Android’s toolchain#
Android’s Bazel-based build has invested heavily in toolchains, but they’re
very tightly coupled to the use cases of Android. For example,
this binds -fstrict-aliasing
to a condition based on the target architecture.
These toolchains scale for the purpose of Android, but unfortunately are
inherently not modular or reusable outside of that context.
Due to the sheer amount of investment in these toolchains, though, they serve as a good reference for building out a complete toolchain in Bazel.
Pigweed’s modular Bazel toolchain prototype#
As part of an exploratory phase of getting toolchains set up for Linux and
macOS,
an initial prototype
for modular Bazel toolchains was drafted and deployed to Pigweed. This work
introduced two key build rules: pw_cc_toolchain_feature
and
pw_cc_toolchain
. With both of these rules, it’s possible to instantiate a
vast array of toolchain variants without writing a single line of Starlark. A
few examples of these building blocks in action are provided below.
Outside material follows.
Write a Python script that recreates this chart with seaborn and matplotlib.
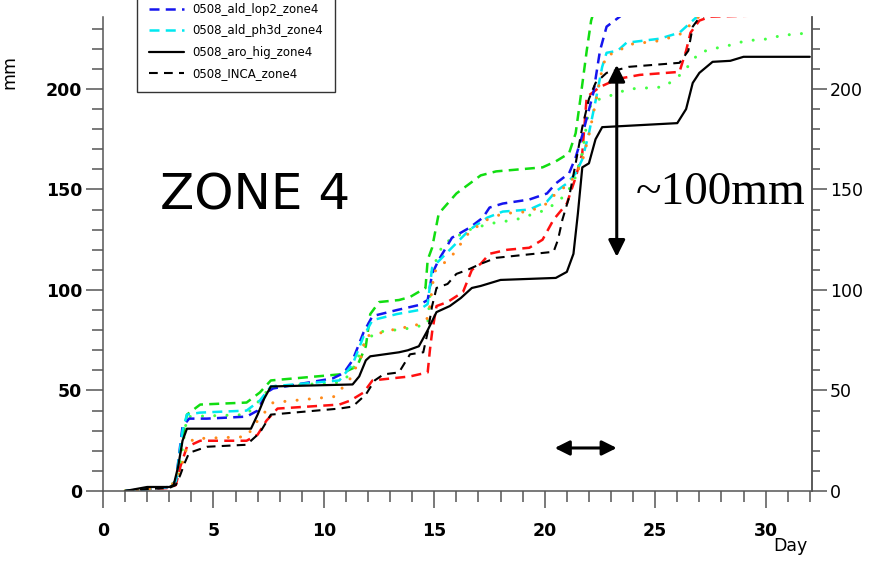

# pw_cc_toolchain example taken from https://cs.opensource.google/pigweed/pigweed/+/main:pw_toolchain/host_clang/BUILD.bazel;l=113-143;drc=7df1768d915fe11dae05751f70f143e60acfb17a.
pw_cc_toolchain(
name = "host_toolchain_linux",
abi_libc_version = "unknown",
abi_version = "unknown",
all_files = ":all_linux_files",
ar = "@llvm_toolchain//:bin/llvm-ar",
# TODO: b/305737273 - Globbing all files for every action has a
# performance hit, make these more granular.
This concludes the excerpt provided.